Real-life James Bond spied on Cold War Poland

Files from the Polish archives show details of the real-life Bond, a 36-year-old British agent from Devon

Photo via Thetimes.co.uk/

WARSAW:

Poles were left shaken and stirred by news that a suspected British agent called James Bond was on Her Majesty’s secret service in the country in the 1960s, after the Institute of National Remembrance (IPN) posted about him on social media.

According to the institute’s archive James Bond came to Poland on Feb. 18, 1964 and was officially employed as an archivist for the British Embassy Military Attache. He soon came to the attention of Polish counter-intelligence officers.

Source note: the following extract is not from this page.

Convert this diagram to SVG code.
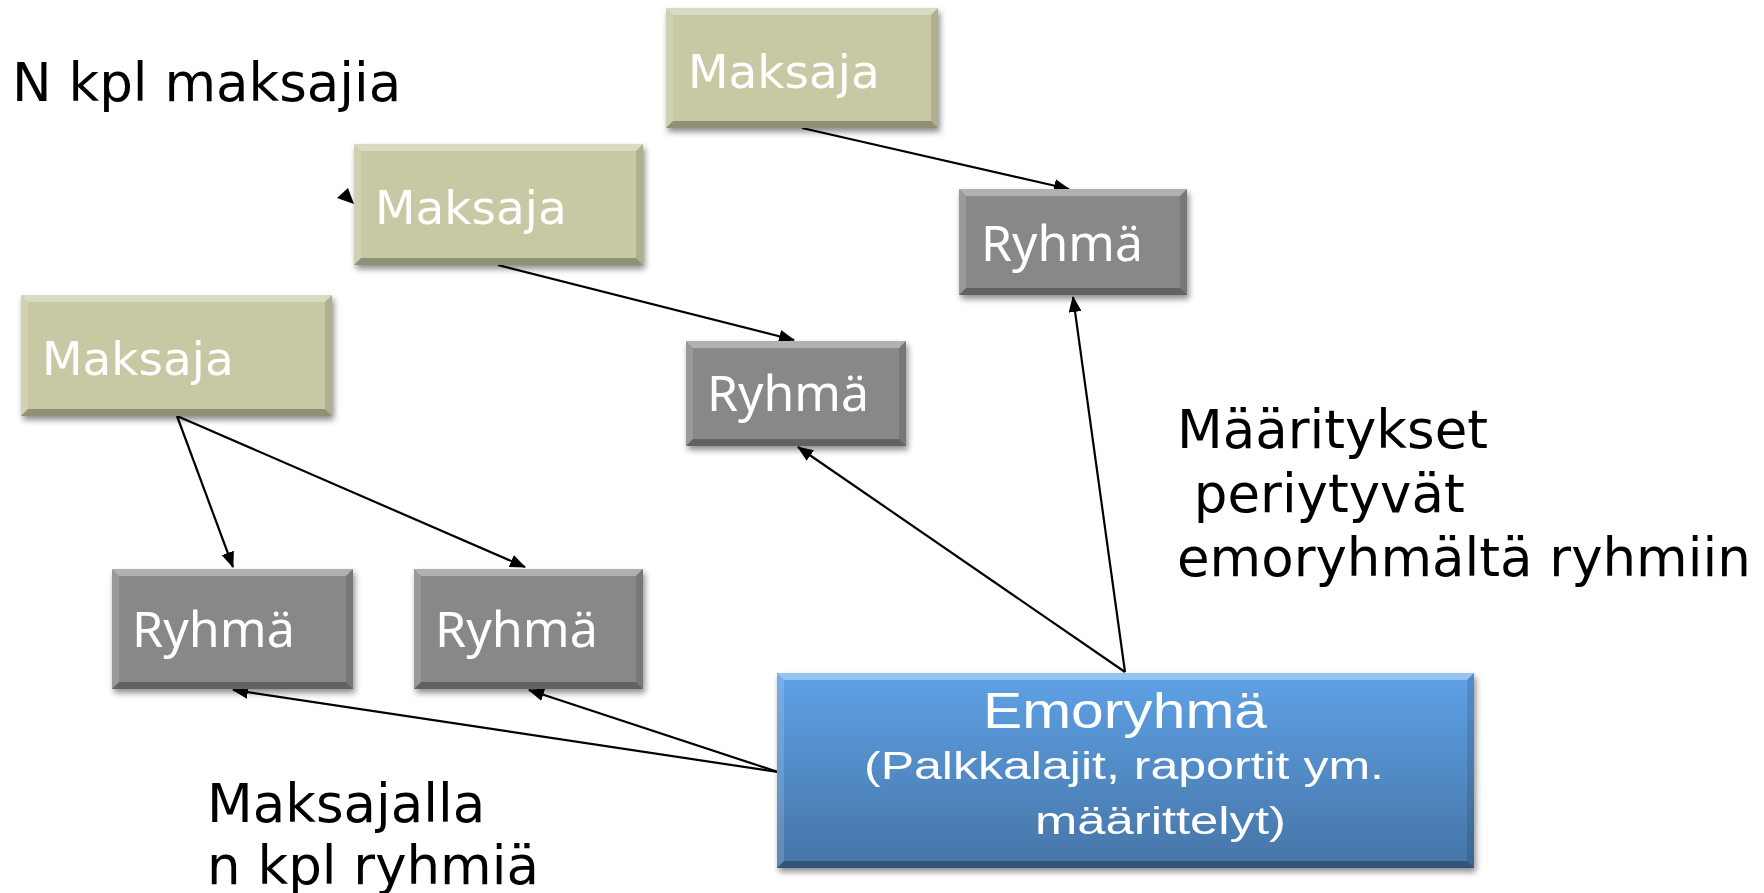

“We know he was in Poland ... in 1964 and 1965,” Marzena Kruk, director of the IPN’s archive, told Reuters.

“He travelled a bit around Poland ... he liked women, the same as his literary namesake, but there is not even a word about Martini,” she said, referring to the fictional character’s favourite tipple. “However, there is information that he liked Polish beer.”

Bond was under strict surveillance, and visited the Bialystok and Olsztyn regions of northeastern Poland to try and “penetrate military facilities” in the Soviet satellite state, according to the files.

However, he was found not to have made contacts with Polish citizens, which would have had serious consequences for any Poles suspected of working with agents from the other side of the Iron Curtain.